Plotting code records:

┄┄┄┄┄┄┄┄┄┄┄┄┄┄┄┄┄┄┄┄

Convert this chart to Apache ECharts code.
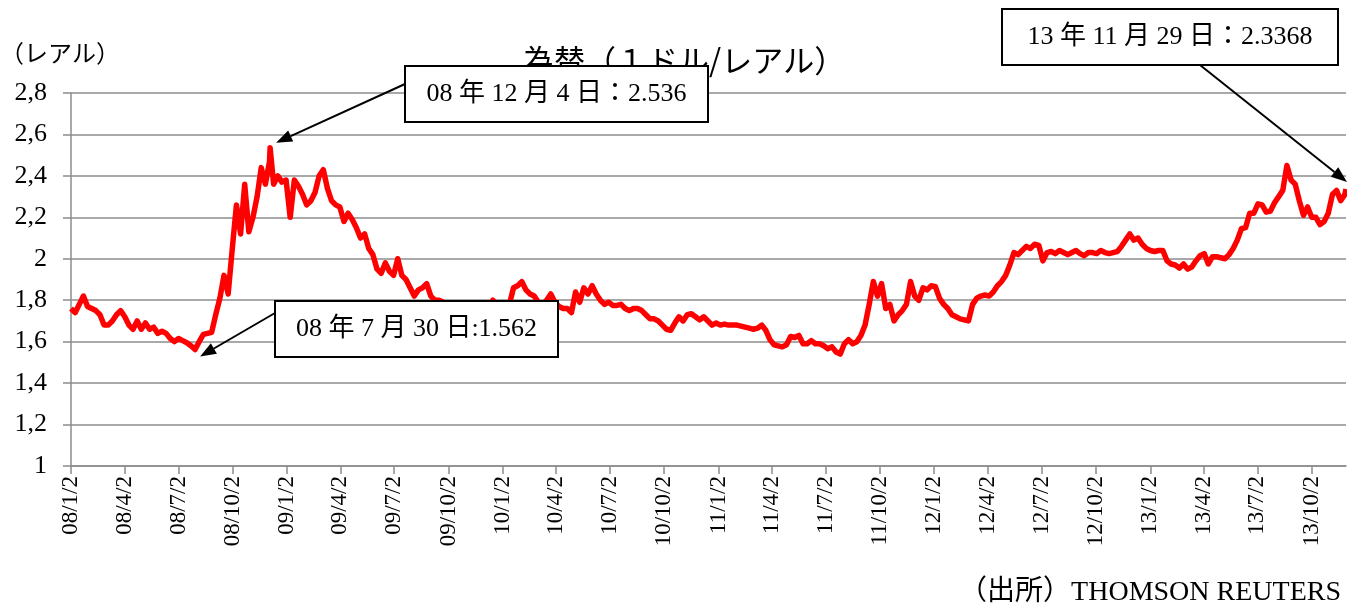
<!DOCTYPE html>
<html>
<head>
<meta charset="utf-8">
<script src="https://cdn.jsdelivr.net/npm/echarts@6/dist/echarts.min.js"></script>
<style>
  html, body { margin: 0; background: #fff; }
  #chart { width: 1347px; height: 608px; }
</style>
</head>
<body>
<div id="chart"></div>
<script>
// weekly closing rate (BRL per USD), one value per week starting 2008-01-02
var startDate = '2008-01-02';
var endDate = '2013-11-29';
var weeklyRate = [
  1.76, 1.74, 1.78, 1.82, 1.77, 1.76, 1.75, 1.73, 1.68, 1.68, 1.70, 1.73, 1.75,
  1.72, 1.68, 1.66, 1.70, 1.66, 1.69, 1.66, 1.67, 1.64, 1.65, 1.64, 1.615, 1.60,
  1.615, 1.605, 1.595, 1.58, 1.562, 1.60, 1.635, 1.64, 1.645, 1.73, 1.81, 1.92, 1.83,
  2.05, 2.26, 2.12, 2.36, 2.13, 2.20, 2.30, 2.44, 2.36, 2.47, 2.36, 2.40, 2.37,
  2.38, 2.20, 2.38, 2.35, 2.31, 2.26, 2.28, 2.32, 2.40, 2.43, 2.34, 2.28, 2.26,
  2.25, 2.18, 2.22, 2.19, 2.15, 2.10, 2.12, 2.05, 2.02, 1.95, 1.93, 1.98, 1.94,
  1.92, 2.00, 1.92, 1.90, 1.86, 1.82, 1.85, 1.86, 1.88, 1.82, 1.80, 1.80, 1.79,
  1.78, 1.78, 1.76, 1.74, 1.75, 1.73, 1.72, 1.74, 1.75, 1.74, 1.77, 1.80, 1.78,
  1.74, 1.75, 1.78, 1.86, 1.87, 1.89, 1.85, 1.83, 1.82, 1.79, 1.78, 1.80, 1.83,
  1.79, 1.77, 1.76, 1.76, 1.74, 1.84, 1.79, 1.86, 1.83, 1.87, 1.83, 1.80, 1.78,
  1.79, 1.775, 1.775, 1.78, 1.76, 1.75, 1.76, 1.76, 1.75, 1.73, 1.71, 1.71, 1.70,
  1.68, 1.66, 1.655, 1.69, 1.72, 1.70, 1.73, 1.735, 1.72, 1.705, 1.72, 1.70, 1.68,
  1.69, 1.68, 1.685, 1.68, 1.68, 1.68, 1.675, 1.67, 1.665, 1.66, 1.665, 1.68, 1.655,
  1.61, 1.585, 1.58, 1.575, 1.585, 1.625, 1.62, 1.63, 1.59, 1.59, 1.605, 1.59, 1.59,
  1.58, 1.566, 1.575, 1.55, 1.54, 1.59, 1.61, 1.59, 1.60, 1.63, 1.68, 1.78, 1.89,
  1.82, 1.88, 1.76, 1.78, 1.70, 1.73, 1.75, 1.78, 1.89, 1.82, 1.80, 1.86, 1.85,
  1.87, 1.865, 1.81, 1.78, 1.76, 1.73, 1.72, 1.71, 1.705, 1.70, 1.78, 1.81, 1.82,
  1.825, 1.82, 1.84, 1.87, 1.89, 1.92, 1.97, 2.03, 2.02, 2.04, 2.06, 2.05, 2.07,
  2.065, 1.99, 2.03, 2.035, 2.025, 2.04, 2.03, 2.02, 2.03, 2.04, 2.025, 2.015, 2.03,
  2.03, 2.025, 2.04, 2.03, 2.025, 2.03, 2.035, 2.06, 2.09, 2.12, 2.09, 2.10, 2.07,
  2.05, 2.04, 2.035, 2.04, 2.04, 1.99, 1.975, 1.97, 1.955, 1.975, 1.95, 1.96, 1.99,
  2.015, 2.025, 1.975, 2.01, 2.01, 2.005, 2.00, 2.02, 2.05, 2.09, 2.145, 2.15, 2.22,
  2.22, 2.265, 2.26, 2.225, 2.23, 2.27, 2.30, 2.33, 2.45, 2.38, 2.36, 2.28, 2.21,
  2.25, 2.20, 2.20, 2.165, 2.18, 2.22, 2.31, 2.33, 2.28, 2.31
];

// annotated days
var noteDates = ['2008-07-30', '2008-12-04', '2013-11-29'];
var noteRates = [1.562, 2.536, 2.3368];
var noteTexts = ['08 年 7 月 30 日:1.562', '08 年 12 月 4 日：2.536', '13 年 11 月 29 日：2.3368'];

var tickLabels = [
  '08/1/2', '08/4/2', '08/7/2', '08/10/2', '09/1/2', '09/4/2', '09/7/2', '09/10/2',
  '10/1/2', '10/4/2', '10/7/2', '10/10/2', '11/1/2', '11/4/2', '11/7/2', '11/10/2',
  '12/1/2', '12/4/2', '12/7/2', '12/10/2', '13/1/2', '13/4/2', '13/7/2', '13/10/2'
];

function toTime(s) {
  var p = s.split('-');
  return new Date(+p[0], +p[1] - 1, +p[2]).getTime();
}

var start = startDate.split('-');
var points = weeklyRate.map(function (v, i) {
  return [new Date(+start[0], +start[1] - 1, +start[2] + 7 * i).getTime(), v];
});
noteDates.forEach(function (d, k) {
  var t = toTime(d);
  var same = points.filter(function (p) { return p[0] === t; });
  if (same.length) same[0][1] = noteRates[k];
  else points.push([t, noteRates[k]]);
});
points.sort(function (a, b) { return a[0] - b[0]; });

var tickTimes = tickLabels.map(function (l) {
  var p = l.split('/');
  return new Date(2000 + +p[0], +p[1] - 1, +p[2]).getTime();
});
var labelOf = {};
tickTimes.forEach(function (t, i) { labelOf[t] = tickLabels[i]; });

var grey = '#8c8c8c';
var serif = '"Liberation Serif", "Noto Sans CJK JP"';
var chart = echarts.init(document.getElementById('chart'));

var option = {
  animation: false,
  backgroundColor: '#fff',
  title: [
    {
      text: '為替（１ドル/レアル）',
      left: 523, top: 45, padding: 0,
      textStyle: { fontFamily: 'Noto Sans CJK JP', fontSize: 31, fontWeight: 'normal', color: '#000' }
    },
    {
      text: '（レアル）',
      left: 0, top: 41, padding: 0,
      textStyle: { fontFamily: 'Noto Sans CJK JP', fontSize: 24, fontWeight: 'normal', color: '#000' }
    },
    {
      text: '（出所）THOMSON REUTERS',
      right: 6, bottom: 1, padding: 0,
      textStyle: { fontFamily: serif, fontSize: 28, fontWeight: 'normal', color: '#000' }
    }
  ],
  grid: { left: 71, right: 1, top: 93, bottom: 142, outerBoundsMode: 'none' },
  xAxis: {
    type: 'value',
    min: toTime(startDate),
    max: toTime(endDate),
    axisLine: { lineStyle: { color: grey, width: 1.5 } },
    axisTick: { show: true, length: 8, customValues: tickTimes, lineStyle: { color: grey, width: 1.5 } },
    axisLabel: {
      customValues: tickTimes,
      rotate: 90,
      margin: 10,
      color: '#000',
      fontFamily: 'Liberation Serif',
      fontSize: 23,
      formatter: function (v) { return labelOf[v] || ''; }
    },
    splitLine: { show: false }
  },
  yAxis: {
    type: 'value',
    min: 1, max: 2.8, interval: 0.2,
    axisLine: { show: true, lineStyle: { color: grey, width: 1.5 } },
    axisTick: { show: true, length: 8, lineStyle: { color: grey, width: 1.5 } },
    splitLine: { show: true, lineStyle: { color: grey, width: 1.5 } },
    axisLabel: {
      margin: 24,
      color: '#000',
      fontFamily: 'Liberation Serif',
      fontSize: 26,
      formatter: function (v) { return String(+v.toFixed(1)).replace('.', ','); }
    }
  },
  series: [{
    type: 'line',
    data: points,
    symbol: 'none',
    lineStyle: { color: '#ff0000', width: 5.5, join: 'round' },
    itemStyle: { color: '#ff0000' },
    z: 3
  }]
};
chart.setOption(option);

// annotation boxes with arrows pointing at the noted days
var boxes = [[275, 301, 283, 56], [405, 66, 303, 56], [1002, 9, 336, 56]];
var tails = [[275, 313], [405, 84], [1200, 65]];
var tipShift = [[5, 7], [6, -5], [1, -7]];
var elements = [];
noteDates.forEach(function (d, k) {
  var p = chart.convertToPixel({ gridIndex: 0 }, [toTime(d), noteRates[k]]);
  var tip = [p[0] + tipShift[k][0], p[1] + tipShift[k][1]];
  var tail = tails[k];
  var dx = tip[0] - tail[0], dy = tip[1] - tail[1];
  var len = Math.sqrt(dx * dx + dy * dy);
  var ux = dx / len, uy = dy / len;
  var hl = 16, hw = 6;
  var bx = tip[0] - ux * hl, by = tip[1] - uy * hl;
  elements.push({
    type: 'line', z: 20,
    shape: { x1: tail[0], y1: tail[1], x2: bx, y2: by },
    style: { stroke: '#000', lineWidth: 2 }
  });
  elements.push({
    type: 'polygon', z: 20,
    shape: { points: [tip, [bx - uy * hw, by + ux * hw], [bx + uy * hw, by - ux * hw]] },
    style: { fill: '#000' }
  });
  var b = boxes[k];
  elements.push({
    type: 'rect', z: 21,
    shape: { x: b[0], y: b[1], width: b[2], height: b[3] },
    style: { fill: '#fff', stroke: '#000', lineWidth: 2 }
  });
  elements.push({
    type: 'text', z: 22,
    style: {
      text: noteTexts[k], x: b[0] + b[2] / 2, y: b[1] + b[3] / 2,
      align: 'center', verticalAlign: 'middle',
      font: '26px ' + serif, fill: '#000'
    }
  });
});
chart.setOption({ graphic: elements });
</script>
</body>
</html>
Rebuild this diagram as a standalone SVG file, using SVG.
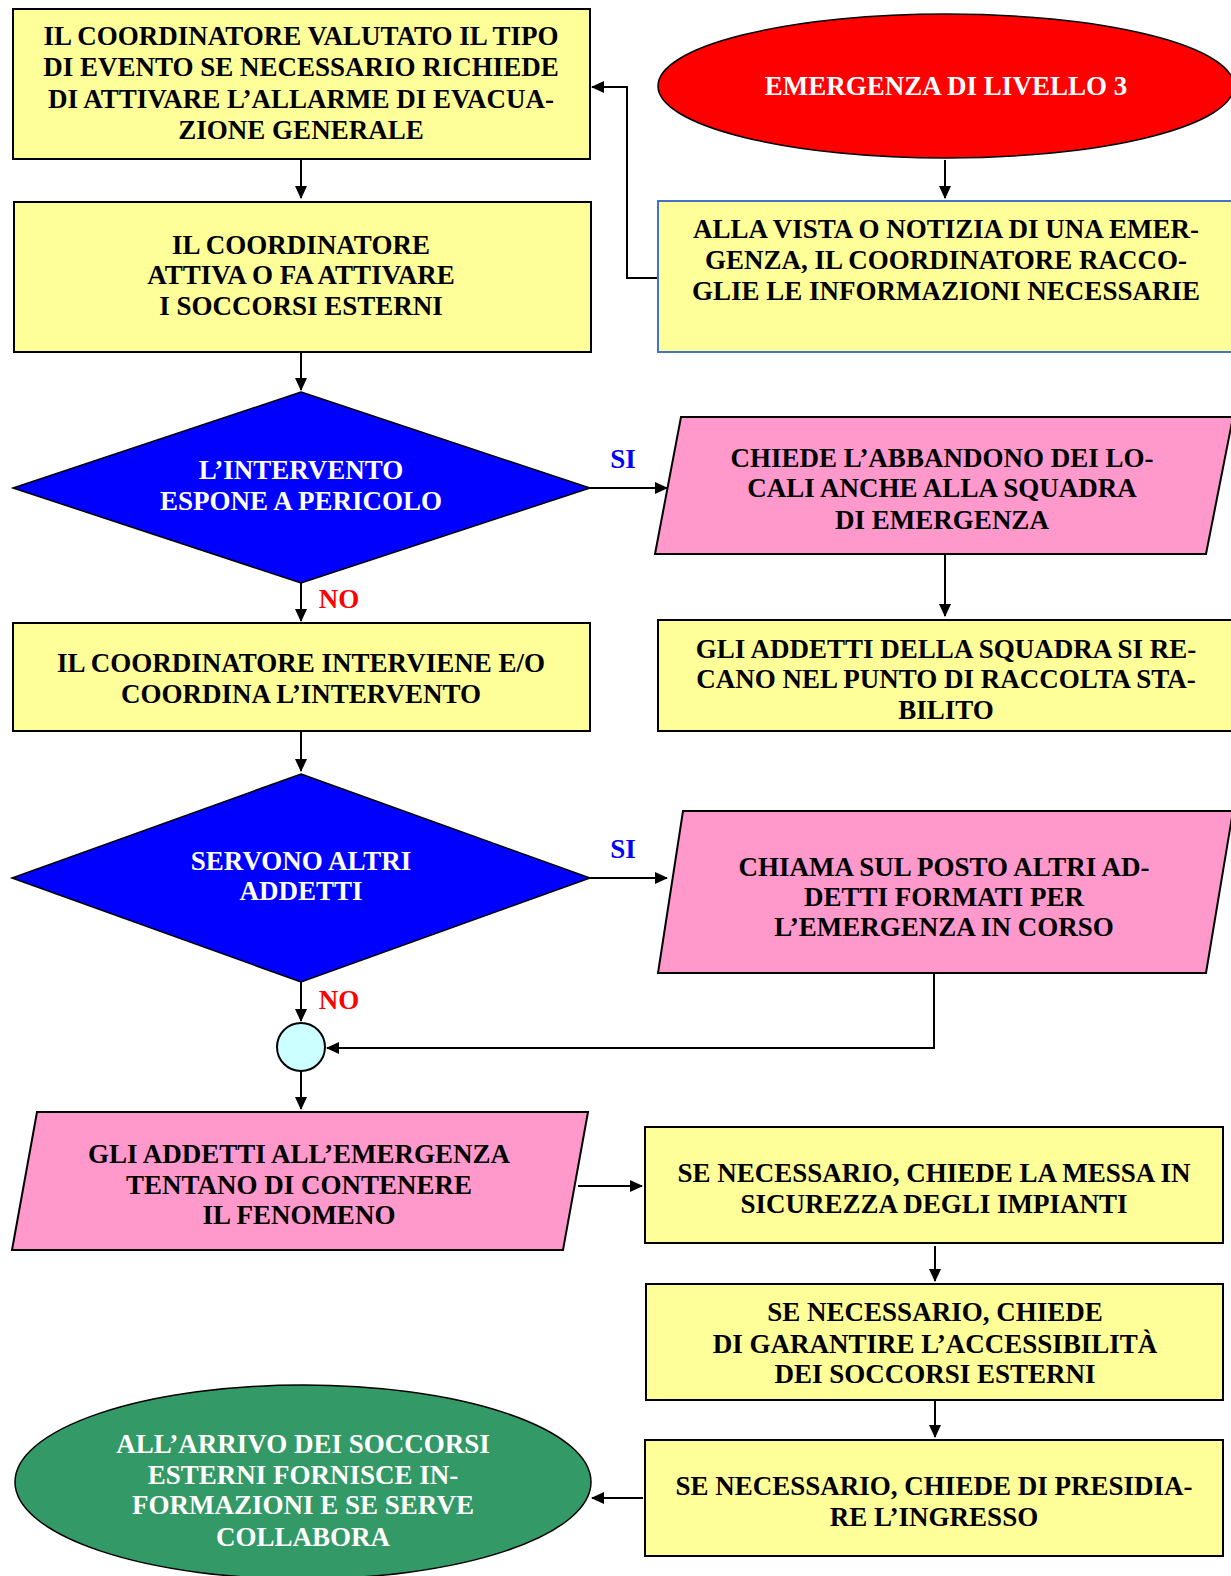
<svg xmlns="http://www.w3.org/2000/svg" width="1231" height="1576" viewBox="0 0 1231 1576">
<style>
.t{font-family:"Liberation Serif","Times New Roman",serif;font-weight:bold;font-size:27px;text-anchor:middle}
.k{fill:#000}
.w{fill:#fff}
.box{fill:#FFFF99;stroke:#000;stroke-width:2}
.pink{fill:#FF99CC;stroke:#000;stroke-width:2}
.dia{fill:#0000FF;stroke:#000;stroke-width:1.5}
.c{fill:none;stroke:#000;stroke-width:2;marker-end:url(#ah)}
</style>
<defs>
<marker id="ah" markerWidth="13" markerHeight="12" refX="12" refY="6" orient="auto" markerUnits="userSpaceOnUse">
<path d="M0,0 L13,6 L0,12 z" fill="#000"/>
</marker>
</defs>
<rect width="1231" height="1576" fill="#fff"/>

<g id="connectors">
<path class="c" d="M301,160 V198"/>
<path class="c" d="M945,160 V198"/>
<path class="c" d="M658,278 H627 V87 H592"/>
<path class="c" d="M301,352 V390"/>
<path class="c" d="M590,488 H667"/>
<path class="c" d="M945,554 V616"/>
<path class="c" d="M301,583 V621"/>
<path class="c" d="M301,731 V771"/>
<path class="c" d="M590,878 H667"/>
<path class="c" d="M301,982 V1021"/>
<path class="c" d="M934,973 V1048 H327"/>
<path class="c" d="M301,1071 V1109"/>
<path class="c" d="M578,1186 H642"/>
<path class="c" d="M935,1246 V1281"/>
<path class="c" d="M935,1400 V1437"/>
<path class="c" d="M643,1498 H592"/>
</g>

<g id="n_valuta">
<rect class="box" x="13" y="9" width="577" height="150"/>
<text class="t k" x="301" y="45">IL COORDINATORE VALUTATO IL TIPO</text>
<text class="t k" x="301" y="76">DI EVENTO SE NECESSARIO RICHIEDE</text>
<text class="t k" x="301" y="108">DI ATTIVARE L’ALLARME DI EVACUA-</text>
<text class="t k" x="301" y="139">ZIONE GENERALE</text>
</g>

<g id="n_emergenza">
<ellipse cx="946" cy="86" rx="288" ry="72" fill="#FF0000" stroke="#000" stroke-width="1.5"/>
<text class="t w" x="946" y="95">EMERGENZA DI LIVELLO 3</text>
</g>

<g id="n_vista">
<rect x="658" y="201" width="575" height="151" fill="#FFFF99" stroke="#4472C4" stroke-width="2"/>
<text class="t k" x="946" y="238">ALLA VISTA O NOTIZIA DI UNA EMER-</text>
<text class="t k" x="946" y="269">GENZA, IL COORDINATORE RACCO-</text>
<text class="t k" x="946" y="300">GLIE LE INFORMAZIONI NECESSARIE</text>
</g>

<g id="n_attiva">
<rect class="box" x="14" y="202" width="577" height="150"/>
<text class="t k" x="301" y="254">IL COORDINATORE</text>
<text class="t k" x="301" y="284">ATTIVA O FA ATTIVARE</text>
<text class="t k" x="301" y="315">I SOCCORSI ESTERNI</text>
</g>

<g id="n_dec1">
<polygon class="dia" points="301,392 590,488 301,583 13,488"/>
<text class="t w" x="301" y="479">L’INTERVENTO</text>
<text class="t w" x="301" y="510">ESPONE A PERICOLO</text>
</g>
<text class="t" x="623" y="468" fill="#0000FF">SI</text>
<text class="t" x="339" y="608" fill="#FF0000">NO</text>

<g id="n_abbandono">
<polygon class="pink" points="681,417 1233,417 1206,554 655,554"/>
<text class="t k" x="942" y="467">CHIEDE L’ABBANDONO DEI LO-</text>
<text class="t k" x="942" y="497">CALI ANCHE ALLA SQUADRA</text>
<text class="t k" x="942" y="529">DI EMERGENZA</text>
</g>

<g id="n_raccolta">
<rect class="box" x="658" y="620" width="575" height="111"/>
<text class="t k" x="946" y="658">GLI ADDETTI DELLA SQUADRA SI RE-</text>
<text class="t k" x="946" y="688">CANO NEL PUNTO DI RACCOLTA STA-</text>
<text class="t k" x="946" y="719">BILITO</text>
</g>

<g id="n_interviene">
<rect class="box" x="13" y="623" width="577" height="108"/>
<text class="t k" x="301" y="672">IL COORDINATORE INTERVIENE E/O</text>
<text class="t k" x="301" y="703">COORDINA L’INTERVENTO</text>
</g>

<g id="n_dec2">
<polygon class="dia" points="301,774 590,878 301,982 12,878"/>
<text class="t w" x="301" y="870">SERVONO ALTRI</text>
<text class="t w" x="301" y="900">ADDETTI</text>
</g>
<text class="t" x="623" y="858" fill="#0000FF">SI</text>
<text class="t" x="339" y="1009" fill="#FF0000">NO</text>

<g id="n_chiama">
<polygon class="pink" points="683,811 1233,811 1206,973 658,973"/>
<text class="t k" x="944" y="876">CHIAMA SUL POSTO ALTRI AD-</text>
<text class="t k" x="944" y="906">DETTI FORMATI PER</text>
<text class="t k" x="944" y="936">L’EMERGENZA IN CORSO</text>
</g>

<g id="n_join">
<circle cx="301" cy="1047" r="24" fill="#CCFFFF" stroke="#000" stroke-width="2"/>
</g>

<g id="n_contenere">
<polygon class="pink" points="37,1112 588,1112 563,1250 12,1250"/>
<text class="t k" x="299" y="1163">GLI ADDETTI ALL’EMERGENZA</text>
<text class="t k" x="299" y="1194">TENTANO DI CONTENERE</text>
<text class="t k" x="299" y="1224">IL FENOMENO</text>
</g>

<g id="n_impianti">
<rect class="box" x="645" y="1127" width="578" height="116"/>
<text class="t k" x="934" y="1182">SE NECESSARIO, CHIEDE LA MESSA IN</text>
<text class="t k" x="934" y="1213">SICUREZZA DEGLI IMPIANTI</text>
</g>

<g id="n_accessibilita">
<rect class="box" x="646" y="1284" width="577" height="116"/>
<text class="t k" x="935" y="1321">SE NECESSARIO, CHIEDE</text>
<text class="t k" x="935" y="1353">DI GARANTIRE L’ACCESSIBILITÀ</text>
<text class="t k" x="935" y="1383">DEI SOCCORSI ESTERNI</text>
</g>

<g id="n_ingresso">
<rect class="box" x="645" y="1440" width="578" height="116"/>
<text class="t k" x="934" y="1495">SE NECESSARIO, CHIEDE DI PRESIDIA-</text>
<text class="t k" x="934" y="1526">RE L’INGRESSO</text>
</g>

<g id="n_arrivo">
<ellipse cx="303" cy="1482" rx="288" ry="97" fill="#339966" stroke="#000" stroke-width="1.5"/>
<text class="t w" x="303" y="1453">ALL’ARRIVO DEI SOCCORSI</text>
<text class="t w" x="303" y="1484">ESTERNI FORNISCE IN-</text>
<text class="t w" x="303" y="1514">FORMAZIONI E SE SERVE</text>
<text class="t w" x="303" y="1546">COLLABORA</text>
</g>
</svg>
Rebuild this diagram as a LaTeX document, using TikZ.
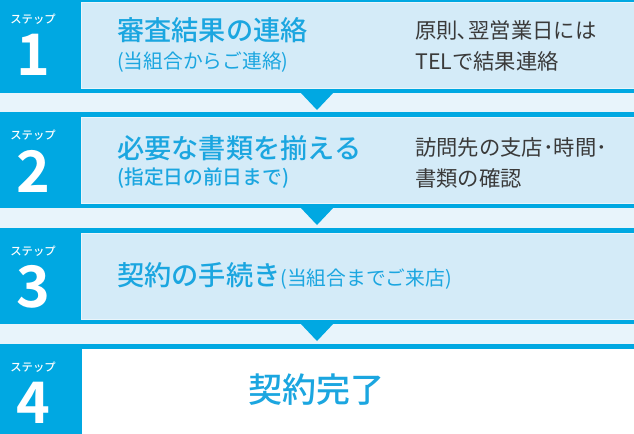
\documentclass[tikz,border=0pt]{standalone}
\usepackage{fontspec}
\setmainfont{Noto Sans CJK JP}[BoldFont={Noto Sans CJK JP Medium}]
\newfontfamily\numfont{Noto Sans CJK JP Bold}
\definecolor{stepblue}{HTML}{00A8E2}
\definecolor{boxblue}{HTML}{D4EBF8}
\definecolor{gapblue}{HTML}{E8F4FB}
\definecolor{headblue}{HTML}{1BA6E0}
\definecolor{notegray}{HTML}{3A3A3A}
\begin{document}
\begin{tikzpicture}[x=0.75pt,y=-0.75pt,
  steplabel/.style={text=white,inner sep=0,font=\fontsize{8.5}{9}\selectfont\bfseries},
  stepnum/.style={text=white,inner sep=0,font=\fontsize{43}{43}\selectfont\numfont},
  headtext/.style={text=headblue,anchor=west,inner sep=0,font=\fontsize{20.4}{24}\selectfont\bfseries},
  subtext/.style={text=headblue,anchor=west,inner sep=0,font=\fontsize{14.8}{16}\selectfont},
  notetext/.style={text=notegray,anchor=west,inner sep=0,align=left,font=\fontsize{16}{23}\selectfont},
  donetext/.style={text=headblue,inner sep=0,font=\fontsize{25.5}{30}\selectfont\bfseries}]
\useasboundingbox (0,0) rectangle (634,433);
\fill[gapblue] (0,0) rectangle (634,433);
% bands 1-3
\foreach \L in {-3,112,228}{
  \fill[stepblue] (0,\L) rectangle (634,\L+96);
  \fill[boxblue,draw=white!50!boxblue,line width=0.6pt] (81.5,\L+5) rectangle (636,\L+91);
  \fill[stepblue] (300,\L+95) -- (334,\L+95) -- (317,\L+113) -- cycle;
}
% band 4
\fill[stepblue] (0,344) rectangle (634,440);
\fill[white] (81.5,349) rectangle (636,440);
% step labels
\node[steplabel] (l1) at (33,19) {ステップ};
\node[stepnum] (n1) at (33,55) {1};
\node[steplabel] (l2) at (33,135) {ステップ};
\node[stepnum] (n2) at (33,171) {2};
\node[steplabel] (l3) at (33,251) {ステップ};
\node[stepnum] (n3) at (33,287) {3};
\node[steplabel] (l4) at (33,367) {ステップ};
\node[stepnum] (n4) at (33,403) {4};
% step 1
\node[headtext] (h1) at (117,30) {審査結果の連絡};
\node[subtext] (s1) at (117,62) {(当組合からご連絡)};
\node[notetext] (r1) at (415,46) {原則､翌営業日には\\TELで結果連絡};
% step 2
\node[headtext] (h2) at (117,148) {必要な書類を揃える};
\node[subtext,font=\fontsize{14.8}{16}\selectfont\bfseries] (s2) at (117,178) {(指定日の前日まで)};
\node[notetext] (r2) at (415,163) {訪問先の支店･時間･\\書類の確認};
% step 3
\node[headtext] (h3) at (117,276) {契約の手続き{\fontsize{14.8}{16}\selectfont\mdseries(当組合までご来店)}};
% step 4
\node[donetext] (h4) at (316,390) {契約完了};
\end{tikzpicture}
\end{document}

┄┄┄┄┄┄┄┄┄┄┄┄┄┄┄┄┄┄┄┄

* _What is asked_: Tally the lines holding the string "diagram" and give only the count.

* _Full response_: 2